PHILADELPHIA -- With 802.11a products due to hit the market soon and an 802.11g standard in the offing, a battle between the two standards for the mantle of successor to 802.11b would seem only natural. In the end, though, the 802.11 world might just be big enough for all three.

That was the message this morning at the 802.11 Planet Conference, which is hosted by internetnews.com's parent company, INT Media Group.

Yorman Solomon, director of business development for Texas Instrument's wireless networking business unit, neatly summed up the situation.

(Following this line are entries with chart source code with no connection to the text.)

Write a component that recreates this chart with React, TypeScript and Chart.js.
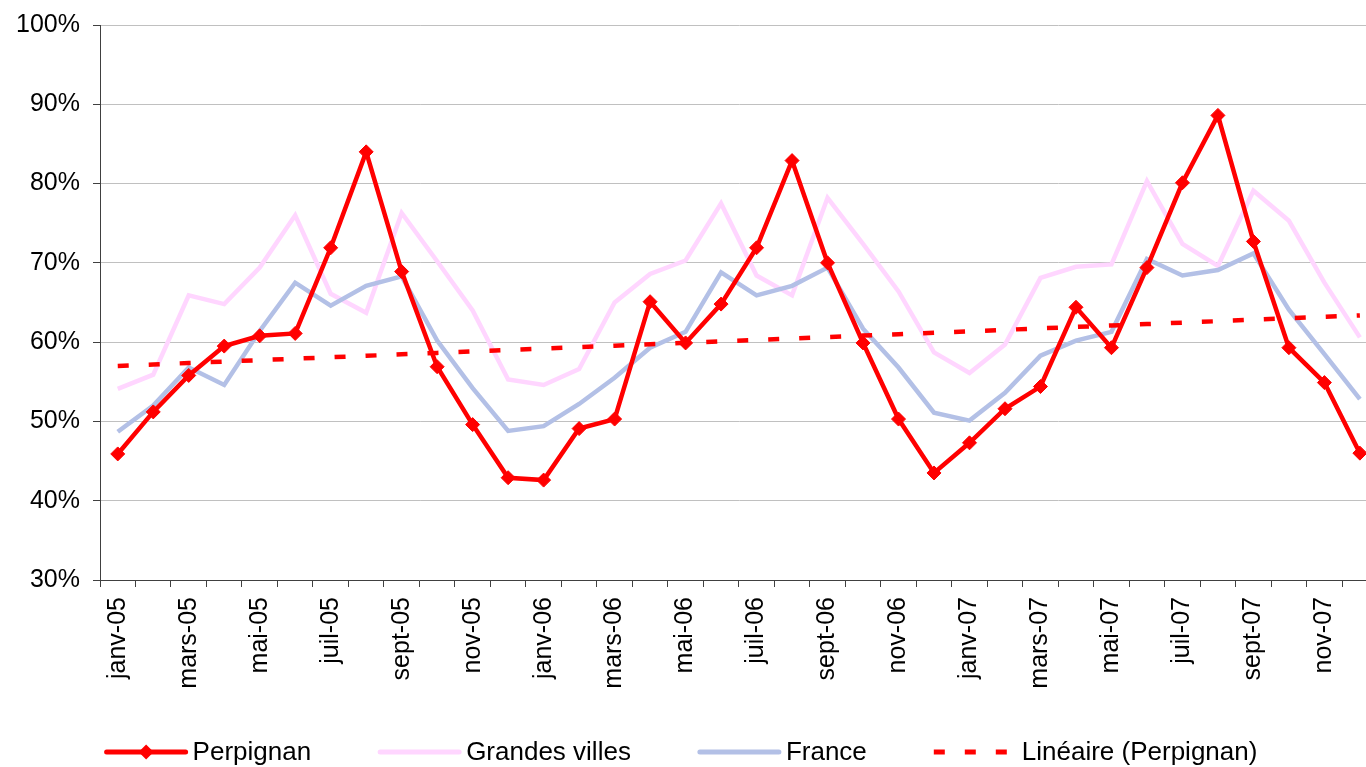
import React, { useEffect, useRef } from "react";
import { Chart, registerables } from "chart.js";

Chart.register(...registerables);

const months = [
  "janv-05", "févr-05", "mars-05", "avr-05", "mai-05", "juin-05", "juil-05", "août-05", "sept-05", "oct-05", "nov-05", "déc-05",
  "janv-06", "févr-06", "mars-06", "avr-06", "mai-06", "juin-06", "juil-06", "août-06", "sept-06", "oct-06", "nov-06", "déc-06",
  "janv-07", "févr-07", "mars-07", "avr-07", "mai-07", "juin-07", "juil-07", "août-07", "sept-07", "oct-07", "nov-07", "déc-07",
];

const perpignan = [
  45.9, 51.2, 55.8, 59.5, 60.8, 61.1, 71.9, 84.0, 68.9, 56.9, 49.6, 42.9,
  42.6, 49.1, 50.3, 65.1, 59.9, 64.8, 71.9, 82.9, 70.0, 59.9, 50.3, 43.5,
  47.3, 51.6, 54.4, 64.4, 59.3, 69.4, 80.1, 88.6, 72.7, 59.3, 54.9, 46.0,
];

const grandesVilles = [
  54.1, 55.9, 65.9, 64.8, 69.4, 76.0, 66.1, 63.7, 76.3, 70.2, 64.0, 55.3,
  54.6, 56.6, 65.0, 68.6, 70.3, 77.5, 68.4, 65.9, 78.2, 72.4, 66.4, 58.7,
  56.1, 59.7, 68.1, 69.5, 69.8, 80.3, 72.4, 69.6, 79.1, 75.3, 67.5, 60.6,
];

const france = [
  48.7, 52.0, 56.8, 54.6, 61.4, 67.5, 64.6, 67.1, 68.3, 60.2, 54.2, 48.8,
  49.4, 52.2, 55.5, 59.3, 61.3, 68.8, 65.9, 67.1, 69.4, 61.7, 56.8, 51.1,
  50.1, 53.6, 58.3, 60.2, 61.3, 70.5, 68.4, 69.1, 71.2, 64.1, 58.5, 52.8,
];

const yTicks = { min: 30, max: 100, step: 10 };

const seriesNames = ["Perpignan", "Grandes villes", "France", "Linéaire (Perpignan)"];

// Least-squares linear trend of the Perpignan series (as Excel's "Linéaire" trendline)
function linearTrend(values: number[]): number[] {
  const n = values.length;
  let sx = 0, sy = 0, sxx = 0, sxy = 0;
  values.forEach((v, i) => {
    sx += i; sy += v; sxx += i * i; sxy += i * v;
  });
  const slope = (n * sxy - sx * sy) / (n * sxx - sx * sx);
  const intercept = (sy - slope * sx) / n;
  return values.map((_, i) => intercept + slope * i);
}

const FONT = '"Liberation Sans", Arial, sans-serif';

const legendPlugin = {
  id: "bottomLegend",
  afterDraw(chart: any) {
    const ctx = chart.ctx as CanvasRenderingContext2D;
    ctx.save();
    ctx.font = `26px ${FONT}`;
    const sampleW = 83;
    const gapText = 5;
    const gapItem = 67;
    const datasets = chart.data.datasets;
    const widths = datasets.map((ds: any) => ctx.measureText(ds.label).width);
    const total =
      widths.reduce((s: number, w: number) => s + sampleW + gapText + w, 0) +
      gapItem * (datasets.length - 1);
    let x = 681 - total / 2;
    const y = 752;
    datasets.forEach((ds: any, i: number) => {
      ctx.save();
      ctx.strokeStyle = ds.borderColor;
      ctx.lineWidth = 5;
      if (ds.borderDash && ds.borderDash.length) {
        ctx.setLineDash(ds.borderDash);
        ctx.lineCap = "butt";
      } else {
        ctx.lineCap = "round";
      }
      ctx.beginPath();
      ctx.moveTo(x + (ctx.lineCap === "round" ? 2 : 0), y);
      ctx.lineTo(x + sampleW - (ctx.lineCap === "round" ? 2 : 0), y);
      ctx.stroke();
      ctx.setLineDash([]);
      if (ds.pointRadius > 0) {
        const cx = x + sampleW / 2;
        const r = 7.5;
        ctx.fillStyle = ds.pointBackgroundColor;
        ctx.beginPath();
        ctx.moveTo(cx - r, y);
        ctx.lineTo(cx, y - r);
        ctx.lineTo(cx + r, y);
        ctx.lineTo(cx, y + r);
        ctx.closePath();
        ctx.fill();
      }
      ctx.restore();
      ctx.fillStyle = "#000";
      ctx.textBaseline = "middle";
      ctx.textAlign = "left";
      ctx.fillText(ds.label, x + sampleW + gapText, y + 1);
      x += sampleW + gapText + widths[i] + gapItem;
    });
    ctx.restore();
  },
};

export default function App() {
  const canvasRef = useRef<HTMLCanvasElement | null>(null);

  useEffect(() => {
    document.body.style.margin = "0";
    document.body.style.overflow = "hidden";
    const canvas = canvasRef.current;
    if (!canvas) return;
    const trend = linearTrend(perpignan);
    const chart = new Chart(canvas, {
      type: "line",
      data: {
        labels: months,
        datasets: [
          {
            label: seriesNames[0],
            data: perpignan,
            borderColor: "#FF0000",
            backgroundColor: "#FF0000",
            borderWidth: 4.5,
            pointStyle: "rectRot",
            pointRadius: 7,
            pointBorderWidth: 1,
            pointBackgroundColor: "#FF0000",
            pointBorderColor: "#FF0000",
            tension: 0,
            order: 1,
          } as any,
          {
            label: seriesNames[1],
            data: grandesVilles,
            borderColor: "#FFD6FF",
            backgroundColor: "#FFD6FF",
            borderWidth: 4.5,
            pointRadius: 0,
            tension: 0,
            order: 3,
          },
          {
            label: seriesNames[2],
            data: france,
            borderColor: "#B3C0E6",
            backgroundColor: "#B3C0E6",
            borderWidth: 4.5,
            pointRadius: 0,
            tension: 0,
            order: 2,
          },
          {
            label: seriesNames[3],
            data: trend,
            borderColor: "#FF0000",
            backgroundColor: "#FF0000",
            borderWidth: 4.5,
            borderDash: [11, 20],
            borderCapStyle: "butt",
            pointRadius: 0,
            tension: 0,
            order: 0,
          },
        ],
      },
      options: {
        responsive: false,
        animation: false,
        events: [],
        layout: { padding: { top: 25, left: 0, right: 0, bottom: 0 } },
        plugins: {
          legend: { display: false },
          tooltip: { enabled: false },
          title: { display: false },
        },
        scales: {
          x: {
            type: "category",
            offset: true,
            afterFit: (scale: any) => {
              scale.height = 187;
            },
            grid: {
              display: true,
              drawOnChartArea: false,
              drawTicks: true,
              tickLength: 7,
              tickColor: "#404040",
              offset: true,
            },
            border: { display: true, color: "#404040", width: 1 },
            ticks: {
              autoSkip: false,
              minRotation: 90,
              maxRotation: 90,
              padding: 10,
              color: "#000",
              font: { family: FONT, size: 25 },
              callback: (_v: any, i: number) => (i % 2 === 0 ? months[i] : ""),
            },
          },
          y: {
            min: yTicks.min,
            max: yTicks.max,
            afterFit: (scale: any) => {
              scale.width = 100;
              scale.paddingTop = 0;
              scale.paddingBottom = 0;
            },
            grid: {
              color: "#C0C0C0",
              lineWidth: 1,
              tickLength: 7,
              tickColor: "#404040",
            },
            border: { display: true, color: "#404040", width: 1 },
            ticks: {
              stepSize: yTicks.step,
              padding: 13,
              color: "#000",
              font: { family: FONT, size: 25 },
              callback: (v: any) => `${v}%`,
            },
          },
        },
      },
      plugins: [legendPlugin],
    });
    return () => chart.destroy();
  }, []);

  return (
    <div style={{ position: "absolute", left: 0, top: 0, width: 1400, height: 767, overflow: "hidden" }}>
      <canvas ref={canvasRef} width={1400} height={767} style={{ display: "block" }} />
    </div>
  );
}
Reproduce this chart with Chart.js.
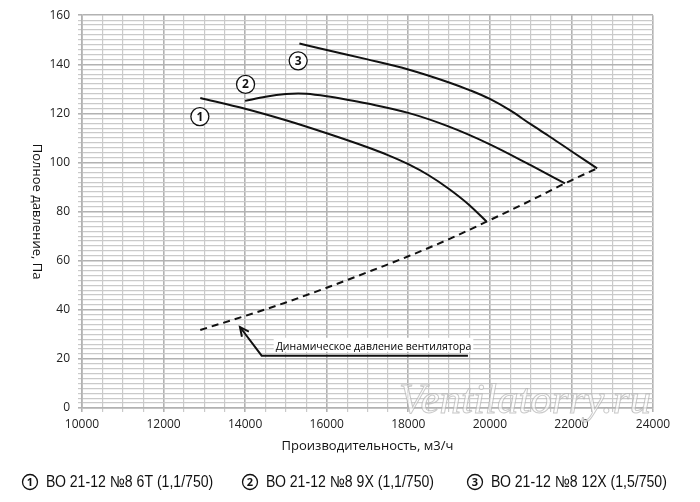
<!DOCTYPE html>
<html>
<head>
<meta charset="utf-8">
<script src="https://cdn.jsdelivr.net/npm/chart.js@4.4.1/dist/chart.umd.min.js"></script>
<style>
  html, body { margin: 0; padding: 0; background: #fff; }
  #wrap { width: 700px; height: 502px; position: relative; }
</style>
</head>
<body>
<div id="wrap"><canvas id="fanChart"></canvas></div>
<script>
// --- данные ---
const curve1X = [12900, 14000, 15000, 16000, 17000, 17500, 18000, 18500, 19000, 19500, 19920];
const curve1Y = [126.3, 121.9, 117.2, 111.9, 106.2, 103.0, 99.3, 94.8, 89.2, 82.6, 75.9];

const curve2X = [14000, 14500, 15000, 15300, 15500, 16000, 16500, 17000, 18000, 19000, 20000, 21000, 21840];
const curve2Y = [125.1, 126.8, 127.9, 128.1, 128.0, 127.0, 125.6, 124.0, 120.2, 114.6, 107.4, 98.9, 91.5];

const curve3X = [15330, 16000, 17000, 18000, 19000, 19500, 20000, 20500, 21000, 21500, 22000, 22630];
const curve3Y = [148.5, 145.8, 142.0, 137.9, 132.6, 129.5, 125.9, 121.2, 115.6, 110.2, 104.6, 97.6];

// динамическое давление (пунктир)
const dynX = [12900, 14000, 15000, 16000, 17000, 18000, 19000, 19920, 21000, 21840, 22630];
const dynY = [31.8, 37.5, 43, 49, 55.3, 61.8, 68.8, 75.9, 84.5, 91.5, 97.6];

const legendLabels = ['ВО 21-12 №8 6Т (1,1/750)', 'ВО 21-12 №8 9Х (1,1/750)', 'ВО 21-12 №8 12Х (1,5/750)'];
const markerNums = ['1', '2', '3'];
const markerX = [12890, 14010, 15300];
const markerY = [118.7, 131.8, 141.4];

// стрелка с подписью
const arrowX = [13873, 14405, 19463];
const arrowY = [33, 21.3, 21.3];
const arrowText = 'Динамическое давление вентилятора';

const xTitle = 'Производительность, м3/ч';
const yTitle = 'Полное давление, Па';

function toPoints(xs, ys) {
    return xs.map((v, i) => ({ x: v, y: ys[i] }));
}

const FONT = '"Open Sans", "DejaVu Sans", sans-serif';
const LEGFONT = '"Liberation Sans", Arial, sans-serif';

function circleNum(ctx, cx, cy, r, txt, fontPx) {
    ctx.save();
    ctx.beginPath();
    ctx.arc(cx, cy, r, 0, Math.PI * 2);
    ctx.fillStyle = '#fff';
    ctx.fill();
    ctx.lineWidth = 1.3;
    ctx.strokeStyle = '#111';
    ctx.stroke();
    ctx.fillStyle = '#111';
    ctx.font = 'bold ' + fontPx + 'px ' + FONT;
    ctx.textAlign = 'center';
    ctx.textBaseline = 'middle';
    ctx.fillText(txt, cx, cy + 0.5);
    ctx.restore();
}

const overlayPlugin = {
    id: 'overlay',
    beforeDatasetsDraw(chart) {
        // водяной знак
        const ctx = chart.ctx;
        ctx.save();
        ctx.font = 'italic 43px "Liberation Serif", serif';
        ctx.textAlign = 'center';
        ctx.textBaseline = 'alphabetic';
        ctx.fillStyle = 'rgba(255,255,255,0.6)';
        ctx.fillText('Ventilatorry.ru', 525, 413);
        ctx.strokeStyle = 'rgba(165,165,165,0.6)';
        ctx.lineWidth = 1;
        ctx.strokeText('Ventilatorry.ru', 525, 413);
        ctx.restore();
    },
    afterDatasetsDraw(chart) {
        const ctx = chart.ctx;
        const xs = chart.scales.x, ys = chart.scales.y;

        // стрелка
        const p = arrowX.map((v, i) => [xs.getPixelForValue(v), ys.getPixelForValue(arrowY[i])]);
        ctx.save();
        ctx.font = '10.5px ' + FONT;
        ctx.textBaseline = 'alphabetic';
        ctx.textAlign = 'left';
        const tw = ctx.measureText(arrowText).width;
        ctx.fillStyle = '#fff';
        ctx.fillRect(p[1][0] + 12, p[1][1] - 18, tw + 4, 14);
        ctx.fillStyle = '#000';
        ctx.fillText(arrowText, p[1][0] + 14, p[1][1] - 6);

        ctx.strokeStyle = '#111';
        ctx.lineWidth = 2;
        ctx.beginPath();
        ctx.moveTo(p[0][0], p[0][1]);
        ctx.lineTo(p[1][0], p[1][1]);
        ctx.lineTo(p[2][0], p[2][1]);
        ctx.stroke();
        // наконечник
        const ang = Math.atan2(p[0][1] - p[1][1], p[0][0] - p[1][0]);
        ctx.beginPath();
        ctx.moveTo(p[0][0] - 10 * Math.cos(ang - 0.45), p[0][1] - 10 * Math.sin(ang - 0.45));
        ctx.lineTo(p[0][0], p[0][1]);
        ctx.lineTo(p[0][0] - 10 * Math.cos(ang + 0.45), p[0][1] - 10 * Math.sin(ang + 0.45));
        ctx.stroke();
        ctx.restore();

        // номера кривых
        markerNums.forEach((n, i) => {
            circleNum(ctx, xs.getPixelForValue(markerX[i]), ys.getPixelForValue(markerY[i]), 9, n, 12);
        });
    },
    afterDraw(chart) {
        const ctx = chart.ctx;
        const a = chart.chartArea;
        ctx.save();
        ctx.fillStyle = '#111';
        ctx.font = '13px ' + FONT;
        ctx.textAlign = 'center';
        ctx.textBaseline = 'middle';
        ctx.fillText(xTitle, (a.left + a.right) / 2, 446);
        ctx.translate(37, (a.top + a.bottom) / 2);
        ctx.rotate(Math.PI / 2);
        ctx.fillText(yTitle, 0, 0);
        ctx.restore();

        // легенда снизу (узкий шрифт — сжатие по горизонтали)
        const legX = [30, 250, 475];
        legendLabels.forEach((lab, i) => {
            circleNum(ctx, legX[i], 482, 7.5, markerNums[i], 11);
            ctx.save();
            ctx.fillStyle = '#111';
            ctx.font = '16px ' + LEGFONT;
            ctx.textAlign = 'left';
            ctx.textBaseline = 'middle';
            ctx.translate(legX[i] + 16, 483);
            ctx.scale(0.88, 1);
            ctx.fillText(lab, 0, 0);
            ctx.restore();
        });
    }
};

const lineStyle = {
    borderColor: '#111',
    borderWidth: 2,
    pointRadius: 0,
    fill: false,
    cubicInterpolationMode: 'monotone'
};

const ctx = document.getElementById('fanChart').getContext('2d');
const fanChart = new Chart(ctx, {
    type: 'line',
    data: {
        datasets: [
            Object.assign({ label: legendLabels[0], data: toPoints(curve1X, curve1Y) }, lineStyle),
            Object.assign({ label: legendLabels[1], data: toPoints(curve2X, curve2Y) }, lineStyle),
            Object.assign({ label: legendLabels[2], data: toPoints(curve3X, curve3Y) }, lineStyle),
            Object.assign({ label: arrowText, data: toPoints(dynX, dynY), borderDash: [7, 5] }, lineStyle)
        ]
    },
    options: {
        responsive: true,
        maintainAspectRatio: false,
        animation: false,
        layout: { padding: { top: 15, right: 47, left: 0, bottom: 0 } },
        plugins: { legend: { display: false }, tooltip: { enabled: false } },
        scales: {
            x: {
                type: 'linear',
                min: 10000,
                max: 24000,
                afterFit: s => { s.height = 94; },
                afterBuildTicks: s => {
                    s.ticks = [];
                    for (let v = 10000; v <= 24000; v += 500) s.ticks.push({ value: v });
                },
                ticks: {
                    autoSkip: false,
                    maxRotation: 0,
                    padding: 5,
                    color: '#222',
                    font: { family: FONT, size: 12 },
                    callback: v => (v % 2000 === 0 ? String(v) : '')
                },
                grid: {
                    color: c => (c.tick && c.tick.value % 2000 === 0 ? '#b2b2b2' : '#cacaca'),
                    lineWidth: c => (c.tick && c.tick.value % 2000 === 0 ? 1.6 : 1.2),
                    tickLength: 4
                },
                border: { color: '#b2b2b2', width: 1.6 }
            },
            y: {
                min: 0,
                max: 160,
                afterFit: s => { s.width = 82; },
                afterBuildTicks: s => {
                    s.ticks = [];
                    for (let v = 0; v <= 160; v += 2) s.ticks.push({ value: v });
                },
                ticks: {
                    autoSkip: false,
                    padding: 8,
                    color: '#222',
                    font: { family: FONT, size: 12 },
                    callback: v => (v % 20 === 0 ? String(v) : '')
                },
                grid: {
                    color: c => (c.tick && c.tick.value % 20 === 0 ? '#b2b2b2' : '#cacaca'),
                    lineWidth: c => (c.tick && c.tick.value % 20 === 0 ? 1.6 : 1.2),
                    tickLength: 4
                },
                border: { color: '#b2b2b2', width: 1.6 }
            }
        }
    },
    plugins: [overlayPlugin]
});
</script>
</body>
</html>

"802.11b is here to stay," he said, "and it's here to coexist with 802.11a and 802.11g."

The reason for the resilience of 802.11b, also known as Wi-Fi, is its continued popularity. In his keynote opening the conference Tuesday morning, Dennis Eaton, chairman of the 802.11 trade group Wireless Ethernet Compatibility Alliance (WECA), said Wi-Fi was a "promiscuous technology," outstripping even the most optimistic predictions. "The growth has never ceased to amaze me," he said, "and we believe we're at the beginning of the growth curve."

Eaton referred to statistics from Cahners In-Stat that 50 million people would use 802.11 in 2005. Solomon said that figure was most likely low, joking, "This is the first time in history I say the numbers from the analysts are way too low."

Both Jim Zyren, the director of strategic marketing in Intersil's wireless networking products unit, and Richard Redelfs, CEO and president of Atheros Communications, agreed.

"You have to have 802.11b, it's the standard," Zyren said.

Yet, instead of the market shaping up to be a fight between 802.11a and 802.11g for those 50 million will use, Solomon said 802.11b will continue to hold sway because its install base is already between 15 million and 20 million.

"We want to drive this industry and 11b is the standard that;s going to drive this industry," he said.

The future will most likely bring more dual-band devices, like Intersil's announcement of Duette last week. While Intersil's Zyren touted 802.11g's coverage and Atheros' Redelfs sang the praises of 802.11a's roomy 5GHz spectrum space, both agreed that a universal client would eventually take root. Naturally, they disagreed about which standard would operate most prominently along Wi-Fi.

Once again, however, Solomon was able to split the difference, saying, "Let's use both. Why do we need to choose one over the other?"